Distressed-Asset Deals Fuel Denver Office Investment, Brokers See Signs Of Rebound
Denver’s office market is moving again. Buyers of distressed properties are stepping in as values reset, and that activity is giving brokers reason to call it a rebound.
Real Capital Solutions, a Louisville, Colorado-based investor, has more than $1B in offers out on office buildings nationwide, including in Denver.
The firm’s strategy is built on buying at steep discounts, with CEO Marcel Arsenault calling 2025 to 2027 a “once-in-a-decade” window for acquisitions. RCS has already obligated $2.6B of the $3.5B it plans to deploy by 2027.
That same activity is what Avison Young points to as evidence of recovery. Its midyear report shows Denver office investment volume up 250% year-over-year, with $636M trading across 42 deals. The brokerage highlighted end-user purchases like Bet365’s $135M buy of 1701 Platte St. as a signal of confidence.
The two perspectives land on opposite ends of the spectrum: One sees a safe entry point before a recession, the other sees the start of a turnaround. But both agree that sales of distressed offices are unclogging the system, creating momentum in a market that had been at a standstill.
“We watch the signs carefully,” Arsenault told Bisnow. “When things look like they don't make sense, then they probably don't make sense, and you need to get out of the market.”

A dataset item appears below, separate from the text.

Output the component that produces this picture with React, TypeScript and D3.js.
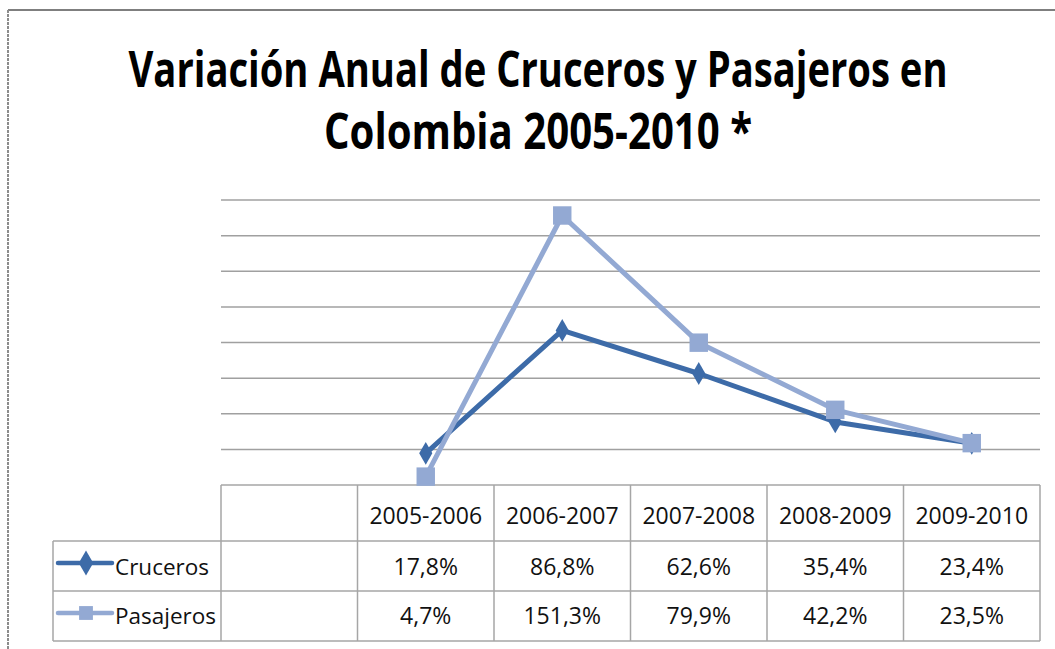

His firm sold 26 office properties in the last four years, he said.
The wave of delinquency is forcing lenders to sell, creating the very discounts RCS is chasing.
Denver’s recent delinquency surge underscores the contrarian bet. The city now ranks sixth nationally for CMBS office delinquencies, at 27.2%, nearly triple the U.S. average, according to Trepp. Assets like Industry RiNo Station and the World Trade Center towers are already in receivership or seized by the lender.
Avison Young’s first-half report shows Denver logged $3.1B in transactions across all asset types, a 29% year-over-year increase.
“The steepest discounts are in the rearview mirror,” Avison Young principal and Head of U.S. Investment Sales James Nelson told Bisnow.
That split shows up in individual deals. Wells Fargo Center was appraised at a deep discount of about $90 per SF, according to Avison Young. That compares to the $539-per-SF Bet365 deal.
“The real positive news is that these are companies that are taking a permanent presence and establishing roots,” Nelson said.
The return to the office is trending up, according to Avison Young data. Its Office Busyness Index shows Denver ranked No. 4 nationally for year-over-year office occupancy growth, with a 110% increase from mid-2024 to mid-2025. Still, the city sits at 66% of prepandemic levels, middle of the pack nationally.
Conversions remain a major pressure valve. CBRE data shows conversions and demolitions are now outpacing new construction in Denver. Mayor Mike Johnston has set a goal of converting 4M SF of offices into housing, equal to more than 10% of the downtown inventory.
Avison Young highlighted Asher Luzzatto’s 700-unit conversion at 621 and 633 17th St. as a case study in making the numbers work.
Where the two firms diverge is outlook. Avison Young cited Denver’s long-term migration, population growth and more than $1.2B in downtown infrastructure projects as tailwinds.
“Denver is still a top 10 investment market, and fundamentals are improving,” said Katie Kruger, Avison Young’s Colorado market leader.
Arsenault is less optimistic. He predicts multifamily oversupply, housing price declines and a looming recession.
“Most people buy at the wrong time because it isn’t their money,” he said. “For us, it’s my money. That’s why we’re cautious, but this is when we get aggressive.”
CORRECTION, SEPT. 4, 11:02 A.M. ET: This story has been updated to reflect a change in the Wells Fargo Center's value was related to a new appraisal, not a sale.